Catherine Procaccia (UMP), elle, reconnaît que sa fille, «plutôt forte en langues, informatique et communication», n'était pas forcément la recrue idéale au départ. «Mais mon assistante précédente m'a quittée un 25 juillet, dix jours avant mes vacances, et j'ai dû la remplacer dans l'urgence. Ma fille m'a dépannée.» C'était en 2009. Toujours en place, celle-ci ne veut pas qu'on publie son nom. «Elle n'a pas vocation à rester au Sénat, ce n'est pas une carrière, explique Catherine Procaccia. Elle devrait d'ailleurs arrêter en février.» Commode, non? «Vous savez, on est plus exigeant avec sa fille qu'avec ses autres assistants parlementaires, rétorque la sénatrice. A elle, je me permets d'envoyer des textos à 23h.»

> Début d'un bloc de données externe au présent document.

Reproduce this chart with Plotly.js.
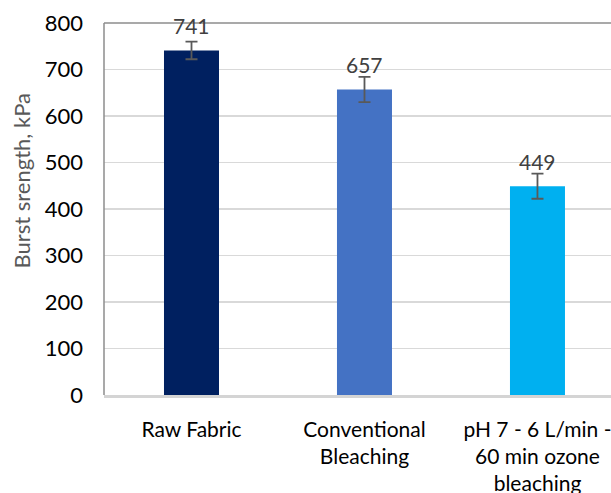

Sur le papier, le fils d'Annie Jarraud-Vergnolle (PS), lui non plus, n'était pas l'homme de la situation, lors de son recrutement début 2010. «Il avait travaillé dans la banque jusqu'en 2008, mais avec la crise financière, il s'est retrouvé au chômage», explique l'ancienne sénatrice, battue en septembre. Elle l'a fait venir à Paris. «Je me suis montrée exigeante, précise-t-elle. Pas question que ce boulot soit un privilège. Par contre, s'il peut servir de tremplin...» Comme elle a perdu son siège, son fils cherche à nouveau «un poste dans la banque». Annie Jarraud-Vergnolle assume totalement l'intermède; la seule chose qui la gêne chez les assistants familiaux, «c'est plutôt quand un parlementaire embauche un conjoint». «Ça, je ne l'aurais pas fait; ça me choque. Pour être assistant, faut être jeune, dans une dynamique de création!» Chacun trace la ligne jaune où bon lui semble.

 

Le socialiste Gilbert Roger, lui, vient précisément d'embaucher sa femme, fonctionnaire territoriale en disposition. «On s'est connus en politique et ça fait 25 ans qu'on travaille ensemble, déclare ce nouveau sénateur de Seine-Saint-Denis. Elle va gérer les relations avec les élus, tandis qu'un autre assistant s'occupera de la partie législative et des amendements. Non seulement il n'y a aucun passe-droit, mais la rémunération de mon épouse va diminuer!»

 

Ces «arrangements à la papa», le syndicat des assistants n'en veut plus au Sénat. Quand les employés familiaux sont traités avec un maximum d'attention, l'ensemble de la profession est confronté à des «licenciements massifs sans compensation suite aux élections», au «non-paiement des heures supplémentaires», à une «précarisation» du métier due à «la recrudescence» de temps partiels, etc. Au fond, l'Unsa regrette «l'absence de statut professionnel type convention collective» pour les collaborarteurs parlementaires, ces intermittents de la République enfermés dans un tête-à-tête avec leurs employeurs. Sur ce dossier aussi, la nouvelle majorité sénatoriale est attendue.